§ Given information
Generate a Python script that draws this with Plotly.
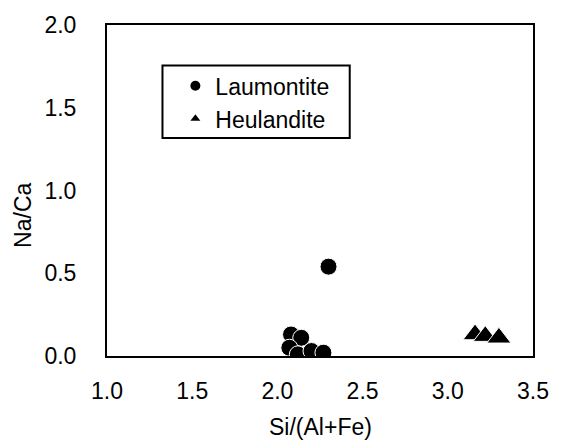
import plotly.graph_objects as go

# Data
laum_x = [2.30, 2.08, 2.14, 2.07, 2.12, 2.20, 2.27]
laum_y = [0.54, 0.13, 0.11, 0.05, 0.01, 0.03, 0.02]
heul_x = [3.16, 3.22, 3.30]
heul_y = [0.13, 0.12, 0.11]

x_ticks = [1.0, 1.5, 2.0, 2.5, 3.0, 3.5]
y_ticks = [0.0, 0.5, 1.0, 1.5, 2.0]

FONT = "Liberation Sans, Arial, sans-serif"
FS = 23

fig = go.Figure()
fig.add_trace(go.Scatter(
    x=laum_x, y=laum_y, mode="markers", name="Laumontite", legendgroup="a",
    marker=dict(symbol="circle", size=17, color="black", line=dict(color="white", width=1)),
))
fig.add_trace(go.Scatter(
    x=heul_x, y=heul_y, mode="markers", name="Heulandite", legendgroup="b",
    marker=dict(symbol="triangle-up", size=21, color="black", line=dict(color="white", width=1)),
))

fig.update_layout(
    width=561, height=448,
    margin=dict(l=107, r=24, t=13, b=92),
    paper_bgcolor="white", plot_bgcolor="white",
    font=dict(family=FONT, size=FS, color="black"),
    showlegend=True,
    legend=dict(
        x=0.1605, y=0.881, xanchor="left", yanchor="top",
        bgcolor="rgba(0,0,0,0)", borderwidth=0,
        itemsizing="constant", tracegroupgap=0,
        font=dict(family=FONT, size=FS, color="black"),
    ),
    xaxis=dict(
        range=[1.0, 3.5], tickvals=x_ticks, ticktext=[f"{v:.1f}" for v in x_ticks],
        showgrid=False, zeroline=False, showline=True, linecolor="black", linewidth=2,
        mirror=True, ticks="outside", ticklen=13, tickcolor="rgba(0,0,0,0)",
    ),
    yaxis=dict(
        range=[0.0, 2.0], tickvals=y_ticks, ticktext=[f"{v:.1f}" for v in y_ticks],
        showgrid=False, zeroline=False, showline=True, linecolor="black", linewidth=2,
        mirror=True, ticks="outside", ticklen=24, tickcolor="rgba(0,0,0,0)",
    ),
    shapes=[dict(
        type="rect", xref="paper", yref="paper",
        x0=(163 - 107) / 430, x1=(352 - 107) / 430,
        y0=(356 - 130) / 343, y1=(356 - 55) / 343,
        line=dict(color="black", width=2), fillcolor="rgba(0,0,0,0)", layer="above",
    )],
    annotations=[
        dict(text="Si/(Al+Fe)", xref="paper", yref="paper", x=0.5, y=(356 - 430) / 343,
             xanchor="center", yanchor="middle", showarrow=False, font=dict(size=FS)),
        dict(text="Na/Ca", xref="paper", yref="paper", x=(22 - 107) / 430, y=(356 - 210) / 343,
             xanchor="center", yanchor="middle", showarrow=False, textangle=-90, font=dict(size=FS)),
    ],
)

fig.write_html("out.html")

§ Written request
Quote, please, every line of the material above from its start through the line that has "import plotly.graph_objects as go", reproducing the words exactly and dropping any images.

§ Response
Generate a Python script that draws this with Plotly.
import plotly.graph_objects as go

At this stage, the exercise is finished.